Figure 9. Voltage-Dependent Capacitor Symbol

Temperature-Dependent Capacitor Symbol

Temperature-dependent capacitors use the standard capacitor symbol, which consists of two parallel lines, but with an added marking to show that their behavior changes with temperature. This extra marking is often a Greek letter like α (alpha), or sometimes an arrow or label that includes temperature-related information. These symbols let us know that the capacitance of the component is not fixed, but instead changes when the temperature rises or falls. These capacitors are specially made to either reduce or increase their capacitance in response to temperature changes, which can help balance out temperature effects in sensitive circuits.

They are commonly used in timing circuits, oscillators, and frequency control systems where stable performance is important, even when the environment gets hot or cold. If the capacitance were to drift too much with temperature, the timing or frequency of the circuit could become inaccurate. By using temperature-dependent capacitors, you can keep the circuit more stable. This makes it easier to choose the right capacitor when temperature compensation is needed for accurate and reliable operation.
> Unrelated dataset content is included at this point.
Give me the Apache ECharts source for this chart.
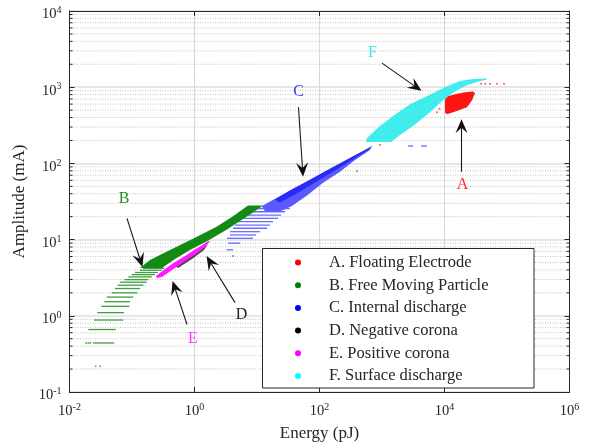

Figure 10. Temperature-Dependent Capacitor Symbol

Conclusion

Knowing capacitor symbols helps you understand circuits better and avoid mistakes when connecting parts. This guide showed how each symbol matches the type of capacitor and what it does in a circuit. Whether it's storing energy, filtering signals, or tuning a frequency, each symbol gives you clues about how the part works. By learning these symbols, you can work with electronics more safely and correctly.